In this instance, Richard Allender Jr., president of Ellwood Closed Die Group, said last week that the firm is considering a company site in Texas for the expansion. The Rural Hall site is the only one being considered in North Carolina, he said.
In an Aug. 6 news release, Ellwood Group said, "These future investments will depend on our ability to obtain appropriate financial incentives from the state and local governments in the region, and to acquire the land and buildings that are presently being leased by Leistritz from Siemens Energy."
That property is on Westinghouse Road. The company wants the facility to make components for heavy machinery. Overall, it plans to spend at least $15 million buying new manufacturing equipment.
"Our first preference would be for the incentive request and the land purchase to work out here," Allender said.
"Most of our existing synergies for this production are in Texas, and there is a really good internal argument within the company for expanding in Texas."
Although Allender said Ellwood doesn't have a formal incentive request in Texas, "we received really significant incentives for expanding in Texas in 2008."
"It is fair to say this is an either/or decision" in terms of the new and existing jobs either being in Rural Hall or in Texas, he said. "We can leave it where it is and expand, or relocate."
The subsidiary makes closed-die forged turbine blades for steam and industrial gas turbines. It has three screw presses, a 50-metric-ton counterblow forging hammer and blade-finish machining capability.
The company said the new jobs would pay an average annual wage of $51,000 plus benefits.
"Each plant will retain its individual profit and loss responsibility but be organized externally to its markets as one closed-die solution," the company said.
The commissioners' vote will serve as a test of the role of economic incentives to local companies wanting to expand their business.
A July 1 story in the Winston-Salem Journal explored that issue, with advocates saying incentives offer a clear win-win scenario.
The company gets six- to seven-figure local and state tax credits for staying in town.

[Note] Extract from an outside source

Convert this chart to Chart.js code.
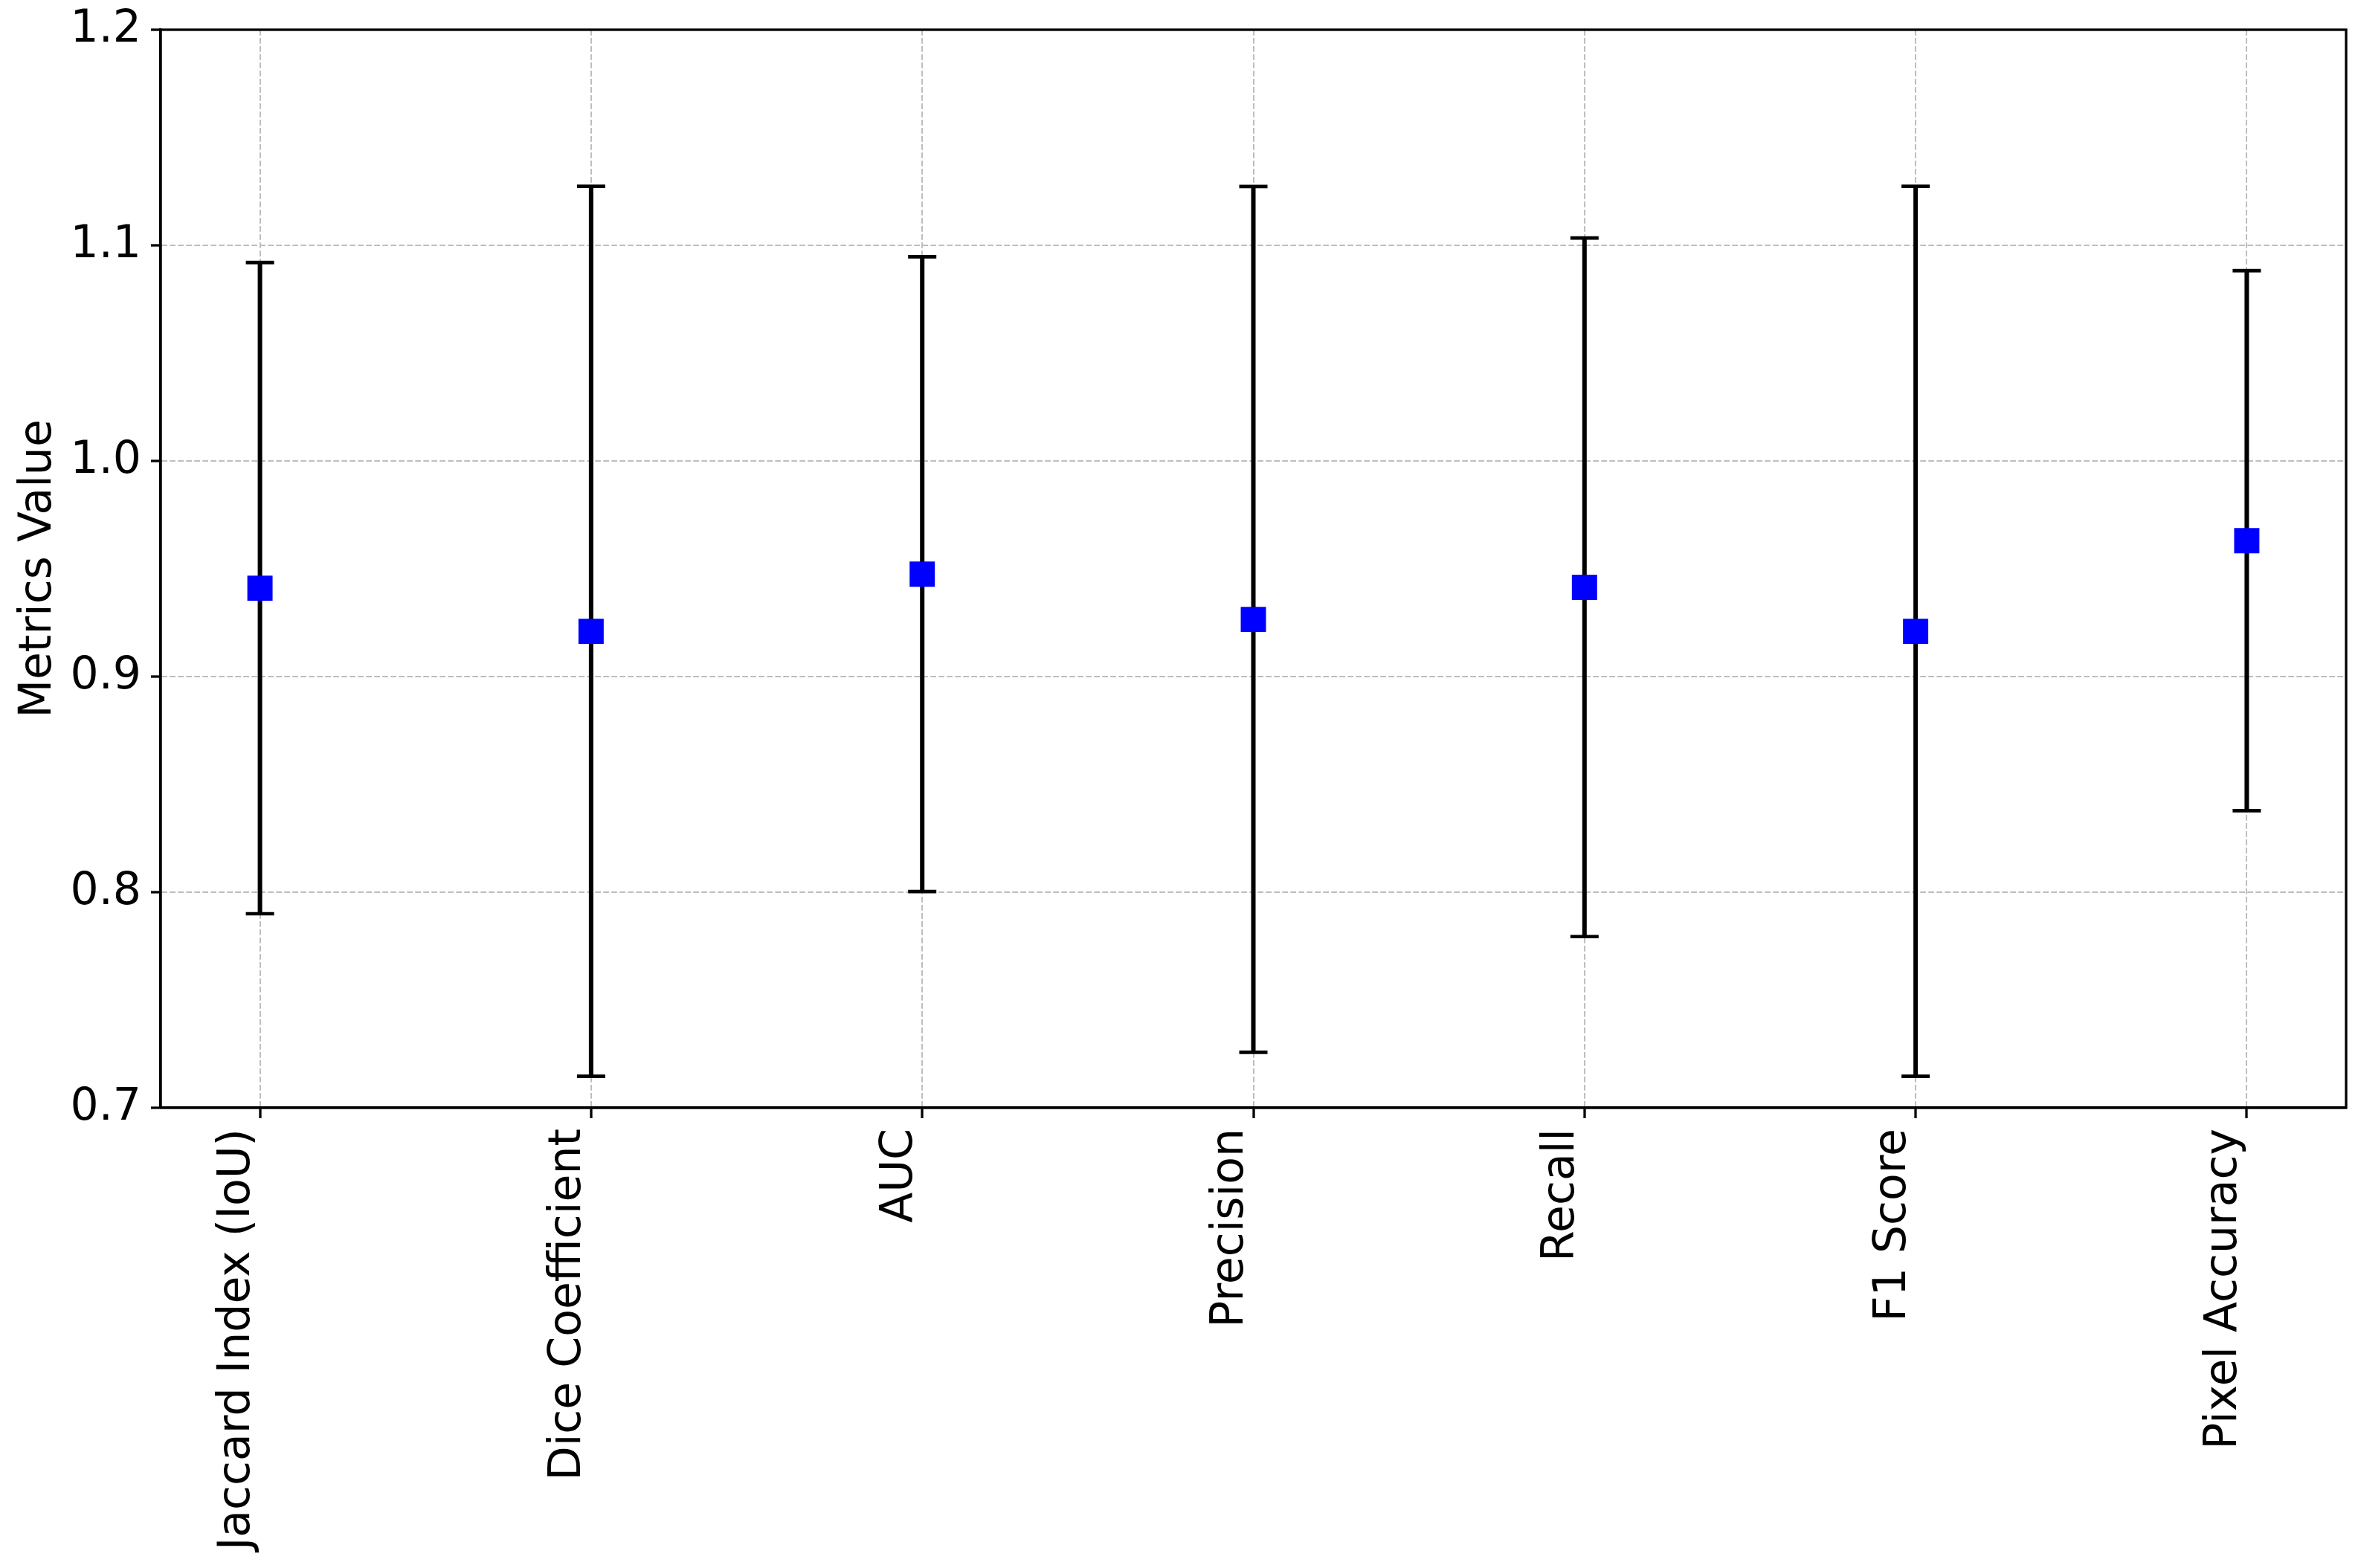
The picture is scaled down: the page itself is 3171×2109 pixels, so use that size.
<!DOCTYPE html>
<html>
<head>
<meta charset="utf-8">
<script src="https://cdn.jsdelivr.net/npm/chart.js@4"></script>
<style>
  html, body { margin: 0; padding: 0; background: #fff; overflow: hidden; }
  #wrap { width: 3171px; height: 2109px; }
</style>
</head>
<body>
<div id="wrap"><canvas id="chart"></canvas></div>
<script>
// Segmentation metrics: mean value and error (+/-) per metric
const metrics = ['Jaccard Index (IoU)', 'Dice Coefficient', 'AUC', 'Precision', 'Recall', 'F1 Score', 'Pixel Accuracy'];
const meanValues = [0.941, 0.921, 0.9475, 0.9265, 0.9414, 0.921, 0.963];
const errValues = [0.151, 0.2064, 0.1472, 0.2008, 0.162, 0.2064, 0.1252];
const yTicks = [0.7, 0.8, 0.9, 1.0, 1.1, 1.2];

const FONT = 'DejaVu Sans';
Chart.defaults.font.family = FONT;
Chart.defaults.font.size = 60;
Chart.defaults.color = '#000';

// Draws the vertical error bars with caps under the markers
const errorBarPlugin = {
  id: 'errorBars',
  beforeDatasetsDraw(chart) {
    const ctx = chart.ctx;
    const xs = chart.scales.x;
    const ys = chart.scales.y;
    ctx.save();
    ctx.strokeStyle = '#000';
    meanValues.forEach((m, i) => {
      const x = xs.getPixelForValue(i);
      const top = ys.getPixelForValue(m + errValues[i]);
      const bot = ys.getPixelForValue(m - errValues[i]);
      ctx.lineWidth = 6;
      ctx.beginPath();
      ctx.moveTo(x, top);
      ctx.lineTo(x, bot);
      ctx.stroke();
      ctx.lineWidth = 4.7;
      ctx.beginPath();
      ctx.moveTo(x - 19, top);
      ctx.lineTo(x + 19, top);
      ctx.moveTo(x - 19, bot);
      ctx.lineTo(x + 19, bot);
      ctx.stroke();
    });
    ctx.restore();
  }
};

// Top and right spines
const framePlugin = {
  id: 'frame',
  afterDraw(chart) {
    const {ctx, chartArea: a} = chart;
    ctx.save();
    ctx.strokeStyle = '#000';
    ctx.lineWidth = 3.3;
    ctx.strokeRect(a.left, a.top, a.right - a.left, a.bottom - a.top);
    ctx.restore();
  }
};

new Chart(document.getElementById('chart'), {
  type: 'scatter',
  data: {
    datasets: [{
      label: 'Metrics',
      data: meanValues.map((v, i) => ({x: i, y: v})),
      pointStyle: 'rect',
      pointRadius: 24,
      pointHoverRadius: 24,
      pointBorderWidth: 0,
      backgroundColor: '#0000ff',
      borderColor: '#0000ff'
    }]
  },
  options: {
    responsive: true,
    maintainAspectRatio: false,
    animation: false,
    devicePixelRatio: 1,
    layout: { autoPadding: false, padding: { left: 0, right: 16, top: 40, bottom: 0 } },
    plugins: {
      legend: { display: false },
      tooltip: { enabled: false }
    },
    scales: {
      x: {
        type: 'linear',
        min: -0.3,
        max: 6.3,
        afterBuildTicks: s => { s.ticks = metrics.map((_, i) => ({value: i})); },
        afterFit: s => {
          s.height = 619;
          s.paddingLeft = 0;
          s.paddingRight = 0;
        },
        ticks: {
          autoSkip: false,
          includeBounds: false,
          minRotation: 90,
          maxRotation: 90,
          padding: 14,
          labelOffset: -30,
          callback: v => metrics[v]
        },
        grid: {
          color: '#bebebe',
          lineWidth: 2,
          tickColor: '#000',
          tickWidth: 3.3,
          tickLength: 14
        },
        border: { color: '#000', width: 3.3, dash: [7.7, 3.3] }
      },
      y: {
        min: 0.7,
        max: 1.2,
        afterBuildTicks: s => { s.ticks = yTicks.map(v => ({value: v})); },
        afterFit: s => {
          s.width = 216;
          s.paddingTop = 0;
          s.paddingBottom = 0;
        },
        ticks: {
          padding: 13,
          callback: v => v.toFixed(1)
        },
        title: {
          display: true,
          text: 'Metrics Value',
          padding: { top: 16, bottom: 0 }
        },
        grid: {
          color: '#bebebe',
          lineWidth: 2,
          tickColor: '#000',
          tickWidth: 3.3,
          tickLength: 13
        },
        border: { color: '#000', width: 3.3, dash: [7.7, 3.3] }
      }
    }
  },
  plugins: [errorBarPlugin, framePlugin]
});
</script>
</body>
</html>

The community, in return, gets a boost to its workforce and property tax base, and it likely retains dozens or hundreds of jobs.
"More than 80 percent of the jobs that have been created in the past decade or so have come from new business startups or existing business expansions," said Gayle Anderson, president and chief executive of the Winston-Salem Chamber of Commerce.
"We're fortunate that we have major existing employers with the opportunity to expand, but they are being sought after by many locations, so we need to be able to compete to keep them here."
Critics say local and state economic and elected officials are losing at a game of bluff — thus committing to millions of dollars in unnecessary tax credits — by providing incentives to companies that would have expanded locally anyway.
According to critics, the bluff essentially is "give us our incentive requests, or we'll find greener pastures elsewhere."
"It's gotten to the point of having an entitlement tone to it," said Jeanette Doran, a senior staff attorney for the N.C. Institute for Constitutional Law.
Incentives for expanding local businesses have been such a successful economic recipe that Triad companies have had a nearly perfect record on their requests before city councils and county commissioners.
In fact, the last time an incentive request by an existing business was rejected came in May 2005, when the Forsyth commissioners voted 4-3 against a $105,000 package for Tengion Inc. Tengion's carrot was a $9 million research and development facility and 30 new jobs.